# Lodging on Weber River/Weber Canyon



## Fishing31 (Sep 25, 2007)

I will be going up to Weber Canyon for a little weekend away. Is there any lodging up there? Cabins, motels, etc.


----------



## Pez Gallo (Dec 27, 2007)

There is an inn in Kamas.


----------



## Chaser (Sep 28, 2007)

Kamas or possibly a B&B in Oakley or nearby. Up the canyon, I don't believe there is anything but private cabins.


----------



## Grandpa D (Sep 7, 2007)

There is a nice motel right off the Coalville exit.
It's right by the river.


----------



## Troll (Oct 21, 2008)

I think the RV campground at the Coalville exit has "Cabins".

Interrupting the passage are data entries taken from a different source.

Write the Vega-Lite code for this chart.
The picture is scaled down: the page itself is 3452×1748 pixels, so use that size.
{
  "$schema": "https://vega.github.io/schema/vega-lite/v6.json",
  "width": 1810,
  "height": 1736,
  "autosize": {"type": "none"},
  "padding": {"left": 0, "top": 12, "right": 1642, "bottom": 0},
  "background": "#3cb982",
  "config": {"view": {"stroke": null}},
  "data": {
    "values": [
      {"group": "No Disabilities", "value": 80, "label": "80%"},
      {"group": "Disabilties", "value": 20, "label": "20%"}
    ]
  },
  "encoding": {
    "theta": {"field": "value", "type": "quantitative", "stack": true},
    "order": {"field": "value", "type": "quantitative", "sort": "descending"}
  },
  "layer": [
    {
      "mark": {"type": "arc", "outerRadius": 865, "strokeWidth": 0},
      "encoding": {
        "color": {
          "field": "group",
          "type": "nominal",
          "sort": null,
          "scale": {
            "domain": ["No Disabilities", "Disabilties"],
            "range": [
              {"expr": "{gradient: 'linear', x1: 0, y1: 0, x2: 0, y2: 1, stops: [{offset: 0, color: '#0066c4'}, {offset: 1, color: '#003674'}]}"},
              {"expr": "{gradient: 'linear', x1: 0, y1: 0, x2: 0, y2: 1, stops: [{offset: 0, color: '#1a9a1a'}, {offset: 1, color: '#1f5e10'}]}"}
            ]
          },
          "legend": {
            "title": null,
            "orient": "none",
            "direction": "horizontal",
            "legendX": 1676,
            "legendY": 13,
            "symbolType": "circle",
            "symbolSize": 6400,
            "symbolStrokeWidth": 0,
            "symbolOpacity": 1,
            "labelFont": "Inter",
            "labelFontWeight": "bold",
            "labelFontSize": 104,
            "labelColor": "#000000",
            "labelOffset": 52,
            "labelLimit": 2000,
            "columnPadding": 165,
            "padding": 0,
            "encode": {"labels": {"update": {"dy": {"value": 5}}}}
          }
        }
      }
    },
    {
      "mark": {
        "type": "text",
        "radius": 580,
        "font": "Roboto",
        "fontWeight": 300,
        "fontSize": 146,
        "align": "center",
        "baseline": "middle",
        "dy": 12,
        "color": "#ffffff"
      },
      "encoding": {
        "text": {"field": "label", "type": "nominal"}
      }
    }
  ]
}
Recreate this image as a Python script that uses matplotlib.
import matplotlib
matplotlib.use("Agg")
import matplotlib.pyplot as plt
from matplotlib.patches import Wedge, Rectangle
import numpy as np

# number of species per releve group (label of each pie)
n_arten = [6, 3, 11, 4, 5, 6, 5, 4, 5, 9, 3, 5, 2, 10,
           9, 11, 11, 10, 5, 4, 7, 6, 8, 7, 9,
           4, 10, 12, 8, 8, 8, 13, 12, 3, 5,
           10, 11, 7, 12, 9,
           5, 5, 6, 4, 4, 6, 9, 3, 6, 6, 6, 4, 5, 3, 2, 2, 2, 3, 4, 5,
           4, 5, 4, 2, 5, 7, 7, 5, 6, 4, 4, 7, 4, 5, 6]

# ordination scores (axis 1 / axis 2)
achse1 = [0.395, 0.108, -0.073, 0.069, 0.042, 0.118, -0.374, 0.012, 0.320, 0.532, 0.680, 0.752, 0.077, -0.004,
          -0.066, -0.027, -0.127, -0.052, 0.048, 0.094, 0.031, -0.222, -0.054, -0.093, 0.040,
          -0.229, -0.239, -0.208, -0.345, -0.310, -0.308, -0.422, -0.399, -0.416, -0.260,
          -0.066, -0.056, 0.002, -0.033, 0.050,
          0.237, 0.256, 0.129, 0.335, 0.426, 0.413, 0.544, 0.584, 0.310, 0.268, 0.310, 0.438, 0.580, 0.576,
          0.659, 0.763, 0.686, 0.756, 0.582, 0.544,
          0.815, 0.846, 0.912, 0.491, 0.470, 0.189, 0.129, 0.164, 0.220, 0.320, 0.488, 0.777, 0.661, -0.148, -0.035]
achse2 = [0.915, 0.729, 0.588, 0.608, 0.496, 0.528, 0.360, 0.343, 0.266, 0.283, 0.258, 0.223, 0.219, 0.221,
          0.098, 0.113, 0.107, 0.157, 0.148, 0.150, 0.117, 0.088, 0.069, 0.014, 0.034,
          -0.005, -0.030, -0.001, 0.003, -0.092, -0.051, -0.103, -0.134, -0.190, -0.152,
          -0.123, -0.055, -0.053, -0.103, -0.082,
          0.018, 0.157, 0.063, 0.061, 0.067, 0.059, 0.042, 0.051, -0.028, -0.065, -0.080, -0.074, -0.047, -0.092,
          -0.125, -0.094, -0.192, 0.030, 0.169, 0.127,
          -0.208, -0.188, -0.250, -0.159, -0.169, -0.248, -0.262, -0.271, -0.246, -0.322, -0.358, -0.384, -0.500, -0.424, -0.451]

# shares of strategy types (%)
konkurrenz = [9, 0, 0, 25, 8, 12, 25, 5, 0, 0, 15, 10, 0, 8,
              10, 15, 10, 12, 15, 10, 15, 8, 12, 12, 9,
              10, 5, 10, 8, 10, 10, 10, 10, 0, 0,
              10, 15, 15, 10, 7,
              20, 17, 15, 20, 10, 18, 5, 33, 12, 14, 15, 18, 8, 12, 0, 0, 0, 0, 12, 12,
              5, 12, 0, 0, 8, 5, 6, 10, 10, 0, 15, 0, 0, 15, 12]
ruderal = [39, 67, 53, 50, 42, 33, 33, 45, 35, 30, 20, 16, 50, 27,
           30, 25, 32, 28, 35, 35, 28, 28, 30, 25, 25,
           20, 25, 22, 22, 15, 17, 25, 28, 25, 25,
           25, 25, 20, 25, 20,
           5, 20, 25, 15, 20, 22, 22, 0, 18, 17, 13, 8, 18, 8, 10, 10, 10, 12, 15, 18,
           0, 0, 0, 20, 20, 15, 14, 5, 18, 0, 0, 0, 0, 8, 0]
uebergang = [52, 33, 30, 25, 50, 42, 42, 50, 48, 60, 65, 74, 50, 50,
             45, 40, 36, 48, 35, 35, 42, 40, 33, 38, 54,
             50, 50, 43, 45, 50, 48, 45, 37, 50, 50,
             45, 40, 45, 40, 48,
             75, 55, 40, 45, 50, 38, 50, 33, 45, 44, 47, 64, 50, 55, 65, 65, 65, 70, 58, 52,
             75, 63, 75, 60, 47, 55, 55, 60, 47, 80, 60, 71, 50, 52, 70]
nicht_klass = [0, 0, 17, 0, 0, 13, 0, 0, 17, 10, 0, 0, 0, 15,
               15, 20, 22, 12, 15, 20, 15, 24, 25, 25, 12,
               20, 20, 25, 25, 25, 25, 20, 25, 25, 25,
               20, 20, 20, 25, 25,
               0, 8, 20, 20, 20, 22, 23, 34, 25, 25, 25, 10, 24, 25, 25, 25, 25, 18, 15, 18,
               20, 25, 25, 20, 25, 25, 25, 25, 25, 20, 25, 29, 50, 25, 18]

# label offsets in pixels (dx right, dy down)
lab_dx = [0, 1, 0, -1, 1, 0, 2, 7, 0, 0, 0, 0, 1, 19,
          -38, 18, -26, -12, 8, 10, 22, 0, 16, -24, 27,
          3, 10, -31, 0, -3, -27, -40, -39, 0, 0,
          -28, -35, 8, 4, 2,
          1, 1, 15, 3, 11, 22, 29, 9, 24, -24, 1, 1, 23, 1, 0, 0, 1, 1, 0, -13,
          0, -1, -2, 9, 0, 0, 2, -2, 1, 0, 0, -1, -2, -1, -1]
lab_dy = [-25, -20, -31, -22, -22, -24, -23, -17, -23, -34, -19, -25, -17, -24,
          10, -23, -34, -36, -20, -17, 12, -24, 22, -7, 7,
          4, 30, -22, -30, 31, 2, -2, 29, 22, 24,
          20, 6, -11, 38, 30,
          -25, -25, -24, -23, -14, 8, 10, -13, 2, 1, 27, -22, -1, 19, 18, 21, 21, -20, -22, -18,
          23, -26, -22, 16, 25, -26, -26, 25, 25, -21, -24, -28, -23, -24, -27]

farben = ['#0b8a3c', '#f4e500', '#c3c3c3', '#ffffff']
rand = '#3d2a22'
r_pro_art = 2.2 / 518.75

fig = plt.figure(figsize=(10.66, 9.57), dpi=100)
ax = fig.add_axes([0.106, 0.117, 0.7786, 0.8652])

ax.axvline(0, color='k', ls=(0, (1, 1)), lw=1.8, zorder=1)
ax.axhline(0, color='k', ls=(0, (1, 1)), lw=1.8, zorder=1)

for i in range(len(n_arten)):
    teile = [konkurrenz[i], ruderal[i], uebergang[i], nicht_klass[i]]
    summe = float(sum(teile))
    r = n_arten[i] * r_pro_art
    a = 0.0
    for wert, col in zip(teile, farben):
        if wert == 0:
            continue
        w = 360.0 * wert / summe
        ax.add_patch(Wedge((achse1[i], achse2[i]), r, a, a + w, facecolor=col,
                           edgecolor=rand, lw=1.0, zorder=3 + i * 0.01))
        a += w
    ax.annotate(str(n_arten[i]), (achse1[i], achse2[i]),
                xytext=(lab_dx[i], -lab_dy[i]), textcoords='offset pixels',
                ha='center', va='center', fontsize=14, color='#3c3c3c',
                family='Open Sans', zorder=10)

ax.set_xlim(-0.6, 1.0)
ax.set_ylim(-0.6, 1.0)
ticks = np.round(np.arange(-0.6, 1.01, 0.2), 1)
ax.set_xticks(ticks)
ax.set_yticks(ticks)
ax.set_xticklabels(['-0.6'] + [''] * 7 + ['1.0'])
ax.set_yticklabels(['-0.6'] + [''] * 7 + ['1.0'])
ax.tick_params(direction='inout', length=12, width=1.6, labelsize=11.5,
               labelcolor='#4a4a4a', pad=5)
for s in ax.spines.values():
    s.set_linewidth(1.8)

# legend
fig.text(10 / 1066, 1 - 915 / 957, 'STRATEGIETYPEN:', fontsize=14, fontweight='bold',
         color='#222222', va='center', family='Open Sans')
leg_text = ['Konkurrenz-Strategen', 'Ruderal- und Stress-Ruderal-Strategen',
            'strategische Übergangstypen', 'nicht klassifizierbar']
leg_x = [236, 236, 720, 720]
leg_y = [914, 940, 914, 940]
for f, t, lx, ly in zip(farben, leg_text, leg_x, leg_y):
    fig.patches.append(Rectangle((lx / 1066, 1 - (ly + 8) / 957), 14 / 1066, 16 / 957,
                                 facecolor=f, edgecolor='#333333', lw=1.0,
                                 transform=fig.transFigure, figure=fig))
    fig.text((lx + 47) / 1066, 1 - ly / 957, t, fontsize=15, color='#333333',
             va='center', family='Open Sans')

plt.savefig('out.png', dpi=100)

http://www.goodsamclub.com/travel/campg ... fExp=False

Check the bed and Breakfast places, they are private and some may have access to private parts of the river


----------



## Troll (Oct 21, 2008)

Fishing31 said:


> I will be going up to Weber Canyon for a little weekend away. Is there any lodging up there? Cabins, motels, etc.


See, that's the thing. The Weber runs from Smith & Morehouse all the way to North Weber. Which part of the "canyon" were you interested in?


----------